- [WORK TO BE COMPLETED]:
Can you write out every line from the start of the records below through the line containing "fit_51 = dict(a=88.8, b=870.0, x0=3883.0, xmax=7000)", leaving out any pictures?

--- BEGIN RECORDS SUPPLIED ---

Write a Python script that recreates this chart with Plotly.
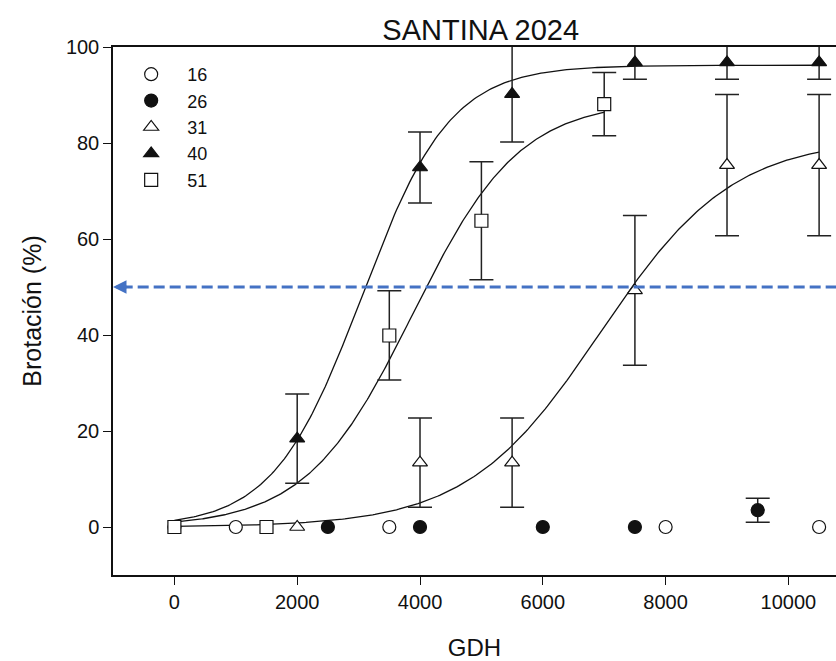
import numpy as np
import plotly.graph_objects as go

# Bud-break (%) vs. growing degree hours for five chill treatments
series_names = ["16", "26", "31", "40", "51"]

x_16 = [0, 1000, 3500, 8000, 10500]
y_16 = [0, 0, 0, 0, 0]
e_16 = [None, None, None, None, None]

x_26 = [2500, 4000, 6000, 7500, 9500]
y_26 = [0, 0, 0, 0, 3.5]
e_26 = [None, None, None, None, 2.5]

x_31 = [2000, 4000, 5500, 7500, 9000, 10500]
y_31 = [0, 13.4, 13.4, 49.3, 75.4, 75.4]
e_31 = [None, 9.3, 9.3, 15.6, 14.7, 14.7]

x_40 = [2000, 4000, 5500, 7500, 9000, 10500]
y_40 = [18.4, 74.9, 90.2, 96.8, 96.8, 96.8]
e_40 = [9.3, 7.4, 10.0, 3.5, 3.5, 3.5]

x_51 = [0, 1500, 3500, 5000, 7000]
y_51 = [0, 0, 39.9, 63.8, 88.1]
e_51 = [None, None, 9.3, 12.3, 6.6]

# Three-parameter sigmoid fits: y = a / (1 + exp(-(x - x0) / b))
fit_31 = dict(a=81.0, b=1080.0, x0=6935.0, xmax=10500)
fit_40 = dict(a=96.2, b=720.0, x0=3053.0, xmax=10500)
fit_51 = dict(a=88.8, b=870.0, x0=3883.0, xmax=7000)

threshold = 50  # 50 % bud-break reference level

x_ticks = [0, 2000, 4000, 6000, 8000, 10000]
x_tick_labels = ["0", "2000", "4000", "6000", "8000", "10000"]
y_ticks = [0, 20, 40, 60, 80, 100]
y_tick_labels = ["0", "20", "40", "60", "80", "100"]

FONT = "Arial, Liberation Sans, sans-serif"
INK = "#111111"


def sigmoid(fit):
    xs = np.linspace(0, fit["xmax"], 300)
    return xs, fit["a"] / (1 + np.exp(-(xs - fit["x0"]) / fit["b"]))


fig = go.Figure()

# fitted curves (drawn beneath the markers)
for fit in (fit_31, fit_40, fit_51):
    xs, ys = sigmoid(fit)
    fig.add_trace(go.Scatter(x=xs, y=ys, mode="lines", showlegend=False,
                             hoverinfo="skip",
                             line=dict(color=INK, width=1.3)))

styles = {
    "16": dict(symbol="circle", color="white"),
    "26": dict(symbol="circle", color=INK),
    "31": dict(symbol="triangle-up", color="white"),
    "40": dict(symbol="triangle-up", color=INK),
    "51": dict(symbol="square", color="white"),
}
data = {
    "16": (x_16, y_16, e_16),
    "26": (x_26, y_26, e_26),
    "31": (x_31, y_31, e_31),
    "40": (x_40, y_40, e_40),
    "51": (x_51, y_51, e_51),
}

# error bars only for the means that carry a standard error
for name in series_names:
    xs, ys, es = data[name]
    keep = [i for i, e in enumerate(es) if e is not None]
    if not keep:
        continue
    fig.add_trace(go.Scatter(
        x=[xs[i] for i in keep], y=[ys[i] for i in keep], mode="markers",
        showlegend=False, hoverinfo="skip",
        marker=dict(size=1, opacity=0),
        error_y=dict(type="data", array=[es[i] for i in keep], visible=True,
                     color="#222222", thickness=1.5, width=12),
    ))

for name in series_names:
    xs, ys, es = data[name]
    st = styles[name]
    fig.add_trace(go.Scatter(
        x=xs, y=ys, mode="markers", name=name,
        marker=dict(symbol=st["symbol"], size=13, color=st["color"],
                    line=dict(color=INK, width=1.2)),
    ))

# dashed 50 % reference line with a left-pointing arrowhead
fig.add_shape(type="line", xref="paper", yref="y", x0=0.012, x1=1,
              y0=threshold, y1=threshold,
              line=dict(color="#4472C4", width=3.2, dash="11px,5px"))
fig.add_annotation(x=-1000, y=threshold, xref="x", yref="y", ax=15, ay=0,
                   text="", showarrow=True, arrowhead=2, arrowsize=0.9,
                   arrowwidth=3, arrowcolor="#4472C4", standoff=0)

fig.update_layout(
    width=836, height=661,
    margin=dict(l=113, r=0, t=47, b=86),
    paper_bgcolor="white", plot_bgcolor="white",
    font=dict(family=FONT, color=INK),
    title=dict(text="SANTINA 2024", x=0.575, xanchor="center",
               y=1 - 30 / 661, yanchor="middle", font=dict(size=29, color=INK)),
    legend=dict(x=0.003, y=0.983, xanchor="left", yanchor="top",
                bgcolor="rgba(0,0,0,0)", font=dict(size=18, color=INK),
                itemwidth=62, traceorder="normal"),
    showlegend=True,
)

fig.update_xaxes(range=[-1000, 10775], tickvals=x_ticks, ticktext=x_tick_labels,
                 showgrid=False, zeroline=False,
                 showline=True, linecolor=INK, linewidth=1.5, mirror=True,
                 ticks="outside", ticklen=8, tickwidth=1.2, tickcolor=INK,
                 tickfont=dict(size=20, color=INK),
                 title=dict(text="GDH", font=dict(size=24, color=INK), standoff=30))
fig.update_yaxes(range=[-10, 100], tickvals=y_ticks, ticktext=y_tick_labels,
                 showgrid=False, zeroline=False,
                 showline=True, linecolor=INK, linewidth=1.5, mirror=False,
                 ticks="outside", ticklen=8, tickwidth=1.2, tickcolor=INK,
                 tickfont=dict(size=20, color=INK),
                 title=dict(text="Brotación (%)", font=dict(size=25, color=INK), standoff=17))

fig.write_html("out.html")
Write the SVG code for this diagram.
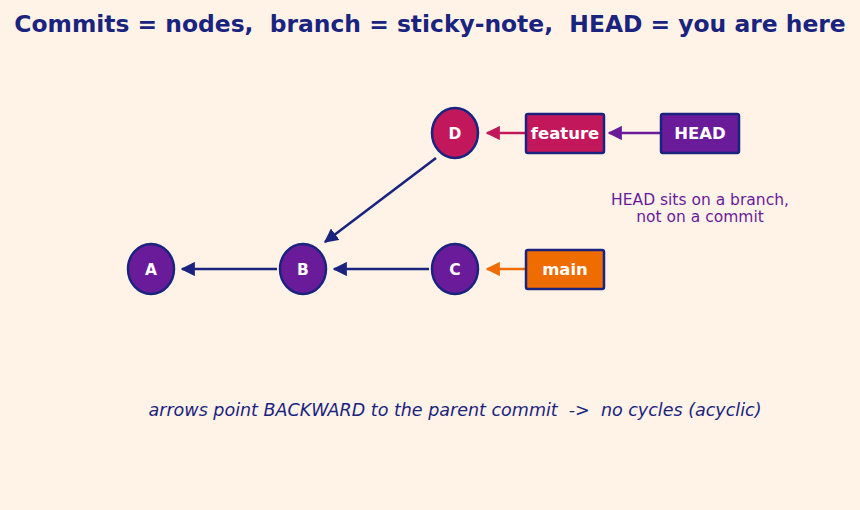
<svg xmlns="http://www.w3.org/2000/svg" width="860" height="510" viewBox="0 0 860 510">
<defs>
<marker id="ah-navy" viewBox="0 0 10 10" refX="9" refY="5" markerWidth="5.5" markerHeight="5.5" orient="auto"><path d="M0,0 L10,5 L0,10 z" fill="#1a237e"/></marker>
<marker id="ah-pink" viewBox="0 0 10 10" refX="9" refY="5" markerWidth="5.5" markerHeight="5.5" orient="auto"><path d="M0,0 L10,5 L0,10 z" fill="#c2185b"/></marker>
<marker id="ah-purple" viewBox="0 0 10 10" refX="9" refY="5" markerWidth="5.5" markerHeight="5.5" orient="auto"><path d="M0,0 L10,5 L0,10 z" fill="#6a1b9a"/></marker>
<marker id="ah-orange" viewBox="0 0 10 10" refX="9" refY="5" markerWidth="5.5" markerHeight="5.5" orient="auto"><path d="M0,0 L10,5 L0,10 z" fill="#ef6c00"/></marker>
</defs>
<style>
text{white-space:pre}
.node{stroke:#1a237e;stroke-width:2.5}
.lbl{font-family:"DejaVu Sans",sans-serif;font-weight:bold;fill:#ffffff;text-anchor:middle}
.edge{fill:none;stroke-width:2.6}
</style>
<rect width="860" height="510" fill="#fff3e8"/>
<text x="430" y="32" font-family="DejaVu Sans, sans-serif" font-weight="bold" font-size="23.4" fill="#1a237e" text-anchor="middle" xml:space="preserve">Commits = nodes,  branch = sticky-note,  HEAD = you are here</text>
<g id="connectors">
<line class="edge" x1="429" y1="269" x2="334" y2="269" stroke="#1a237e" marker-end="url(#ah-navy)"/>
<line class="edge" x1="277" y1="269" x2="182" y2="269" stroke="#1a237e" marker-end="url(#ah-navy)"/>
<line class="edge" x1="436" y1="158" x2="325" y2="242" stroke="#1a237e" marker-end="url(#ah-navy)"/>
<line class="edge" x1="526" y1="133" x2="487" y2="133" stroke="#c2185b" marker-end="url(#ah-pink)"/>
<line class="edge" x1="661" y1="133" x2="609" y2="133" stroke="#6a1b9a" marker-end="url(#ah-purple)"/>
<line class="edge" x1="526" y1="269" x2="487" y2="269" stroke="#ef6c00" marker-end="url(#ah-orange)"/>
</g>
<g id="node-A"><ellipse class="node" cx="151" cy="269" rx="23" ry="25" fill="#6a1b9a"/><text class="lbl" x="151" y="275" font-size="15.5">A</text></g>
<g id="node-B"><ellipse class="node" cx="303" cy="269" rx="23" ry="25" fill="#6a1b9a"/><text class="lbl" x="303" y="275" font-size="15.5">B</text></g>
<g id="node-C"><ellipse class="node" cx="455" cy="269" rx="23" ry="25" fill="#6a1b9a"/><text class="lbl" x="455" y="275" font-size="15.5">C</text></g>
<g id="node-D"><ellipse class="node" cx="455" cy="133" rx="23" ry="25" fill="#c2185b"/><text class="lbl" x="455" y="139" font-size="15.5">D</text></g>
<g id="node-feature"><rect class="node" x="526" y="114" width="78" height="39" rx="2" fill="#c2185b"/><text class="lbl" x="565" y="139" font-size="16.5">feature</text></g>
<g id="node-HEAD"><rect class="node" x="661" y="114" width="78" height="39" rx="2" fill="#6a1b9a"/><text class="lbl" x="700" y="139" font-size="16.5">HEAD</text></g>
<g id="node-main"><rect class="node" x="526" y="250" width="78" height="39" rx="2" fill="#ef6c00"/><text class="lbl" x="565" y="275" font-size="16.5">main</text></g>
<g id="note">
<text x="700" y="205" font-family="DejaVu Sans, sans-serif" font-size="15.5" fill="#6a1b9a" text-anchor="middle">HEAD sits on a branch,</text>
<text x="700" y="222" font-family="DejaVu Sans, sans-serif" font-size="15.5" fill="#6a1b9a" text-anchor="middle">not on a commit</text>
</g>
<text x="455" y="416" font-family="DejaVu Sans, sans-serif" font-style="italic" font-size="17.5" fill="#1a237e" text-anchor="middle" xml:space="preserve">arrows point BACKWARD to the parent commit  -&gt;  no cycles (acyclic)</text>
</svg>
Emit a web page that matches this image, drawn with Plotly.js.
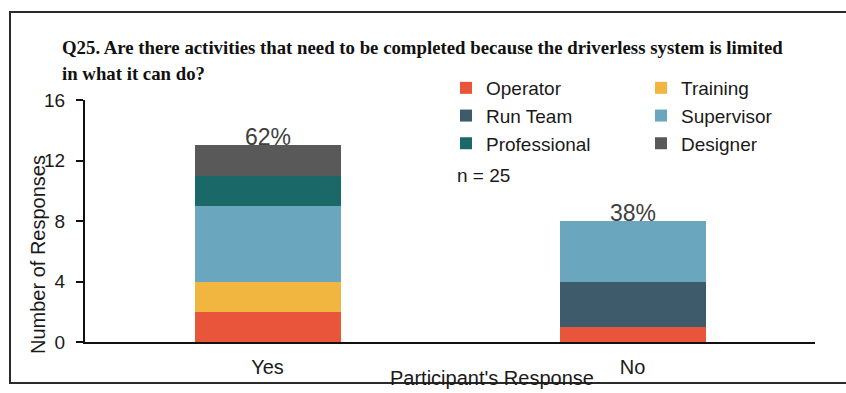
<!DOCTYPE html>
<html>
<head>
<meta charset="utf-8">
<script src="https://cdn.plot.ly/plotly-3.0.1.min.js"></script>
<style>html,body{margin:0;padding:0;background:#fff;}#chart{width:846px;height:393px;}</style>
</head>
<body>
<div id="chart"></div>
<script>
// ---- data ----
const categories = ["Yes", "No"];
const seriesNames = ["Operator", "Training", "Run Team", "Supervisor", "Professional", "Designer"];
const operator     = [2, 1];
const training     = [2, 0];
const runTeam      = [0, 3];
const supervisor   = [5, 4];
const professional = [2, 0];
const designer     = [2, 0];
const yTicks = [0, 4, 8, 12, 16];
const sampleNote = "n = 25";
const titleLine1 = "Q25. Are there activities that need to be completed because the driverless system is limited";
const titleLine2 = "in what it can do?";

const seriesValues = [operator, training, runTeam, supervisor, professional, designer];
const colors = ["#e9553a", "#f1b640", "#3d5b6a", "#6aa6be", "#1b6868", "#595959"];
const legendOf = ["legend", "legend2", "legend", "legend2", "legend", "legend2"];

const traces = seriesNames.map((name, i) => ({
  type: "bar",
  name: name,
  x: categories,
  y: seriesValues[i],
  marker: {color: colors[i]},
  width: 0.4,
  legend: legendOf[i],
  hoverinfo: "x+y+name"
}));

const totals = categories.map((c, j) => seriesValues.reduce((s, arr) => s + arr[j], 0));
const grand = totals.reduce((a, b) => a + b, 0);

const font = {family: "Liberation Sans, Arial, sans-serif", color: "#1a1a1a"};
const titleFont = {family: "Liberation Serif, Times New Roman, serif", size: 18.8, color: "#111"};

const annotations = categories.map((c, j) => ({
  x: c, y: totals[j], xref: "x", yref: "y",
  text: Math.round(totals[j] / grand * 100) + "%",
  showarrow: false, yanchor: "bottom", yshift: -7,
  font: Object.assign({}, font, {size: 23, color: "#404040"})
}));
annotations.push({
  x: (455 - 85) / 730, y: (342 - 175) / 242, xref: "paper", yref: "paper",
  xanchor: "left", yanchor: "middle", text: sampleNote, showarrow: false,
  font: Object.assign({}, font, {size: 19})
});
annotations.push({
  x: (60 - 85) / 730, y: (342 - 73) / 242, xref: "paper", yref: "paper",
  xanchor: "left", yanchor: "middle", text: "<b>" + titleLine2 + "</b>", showarrow: false,
  font: titleFont
});
annotations.push({
  x: (38 - 85) / 730, y: 0.5 - (255 - 221) / 242, xref: "paper", yref: "paper",
  xanchor: "center", yanchor: "middle", textangle: -90, text: "Number of Responses", showarrow: false,
  font: Object.assign({}, font, {size: 20})
});
annotations.push({
  x: (492 - 85) / 730, y: (342 - 378) / 242, xref: "paper", yref: "paper",
  xanchor: "center", yanchor: "middle", text: "Participant's Response", showarrow: false,
  font: Object.assign({}, font, {size: 20})
});

const layout = {
  width: 846, height: 393,
  margin: {l: 85, r: 31, t: 100, b: 51},
  paper_bgcolor: "#ffffff", plot_bgcolor: "#ffffff",
  barmode: "stack",
  font: font,
  title: {
    text: "<b>" + titleLine1 + "</b>",
    x: 62 / 846, xanchor: "left", xref: "container",
    y: 1 - 47 / 393, yanchor: "middle", yref: "container",
    font: titleFont
  },
  xaxis: {
    type: "category", categoryorder: "array", categoryarray: categories,
    range: [-0.5, 1.5], showline: true, linecolor: "#111", linewidth: 2,
    showgrid: false, zeroline: false, ticks: "", ticklabelstandoff: 6,
    tickfont: {size: 20, color: "#1a1a1a"}
  },
  yaxis: {
    range: [0, 16], tickvals: yTicks, ticktext: yTicks.map(String),
    showline: true, linecolor: "#111", linewidth: 2, showgrid: false, zeroline: false,
    ticks: "outside", ticklen: 7, tickwidth: 2, tickcolor: "#111", ticklabelstandoff: 7,
    tickfont: {size: 19, color: "#1a1a1a"}
  },
  yaxis2: {
    overlaying: "y", side: "left", range: [0, 16], tickvals: yTicks,
    showticklabels: false, showline: false, showgrid: false, zeroline: false,
    ticks: "inside", ticklen: 7, tickwidth: 2, tickcolor: "#111"
  },
  legend: {
    x: (446 - 85) / 730, y: (342 - 69) / 242, xanchor: "left", yanchor: "top",
    orientation: "v", traceorder: "normal", bgcolor: "rgba(0,0,0,0)",
    font: {size: 19, color: "#1a1a1a"}, itemclick: false, tracegroupgap: 0
  },
  legend2: {
    x: (641 - 85) / 730, y: (342 - 69) / 242, xanchor: "left", yanchor: "top",
    orientation: "v", traceorder: "normal", bgcolor: "rgba(0,0,0,0)",
    font: {size: 19, color: "#1a1a1a"}, itemclick: false, tracegroupgap: 0
  },
  annotations: annotations,
  shapes: [{
    type: "rect", xref: "paper", yref: "paper",
    x0: (10 - 85) / 730, x1: (852 - 85) / 730, y0: (342 - 383) / 242, y1: (342 - 12) / 242,
    line: {color: "#2a2a2a", width: 2}, fillcolor: "rgba(0,0,0,0)", layer: "below"
  }],
  showlegend: true
};

Plotly.newPlot("chart", traces, layout, {displayModeBar: false, staticPlot: true});
</script>
</body>
</html>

--- END RECORDS SUPPLIED ---

- [COMPLETE OUTPUT]:
Write a Python script that recreates this chart with Plotly.
import numpy as np
import plotly.graph_objects as go

# Bud-break (%) vs. growing degree hours for five chill treatments
series_names = ["16", "26", "31", "40", "51"]

x_16 = [0, 1000, 3500, 8000, 10500]
y_16 = [0, 0, 0, 0, 0]
e_16 = [None, None, None, None, None]

x_26 = [2500, 4000, 6000, 7500, 9500]
y_26 = [0, 0, 0, 0, 3.5]
e_26 = [None, None, None, None, 2.5]

x_31 = [2000, 4000, 5500, 7500, 9000, 10500]
y_31 = [0, 13.4, 13.4, 49.3, 75.4, 75.4]
e_31 = [None, 9.3, 9.3, 15.6, 14.7, 14.7]

x_40 = [2000, 4000, 5500, 7500, 9000, 10500]
y_40 = [18.4, 74.9, 90.2, 96.8, 96.8, 96.8]
e_40 = [9.3, 7.4, 10.0, 3.5, 3.5, 3.5]

x_51 = [0, 1500, 3500, 5000, 7000]
y_51 = [0, 0, 39.9, 63.8, 88.1]
e_51 = [None, None, 9.3, 12.3, 6.6]

# Three-parameter sigmoid fits: y = a / (1 + exp(-(x - x0) / b))
fit_31 = dict(a=81.0, b=1080.0, x0=6935.0, xmax=10500)
fit_40 = dict(a=96.2, b=720.0, x0=3053.0, xmax=10500)
fit_51 = dict(a=88.8, b=870.0, x0=3883.0, xmax=7000)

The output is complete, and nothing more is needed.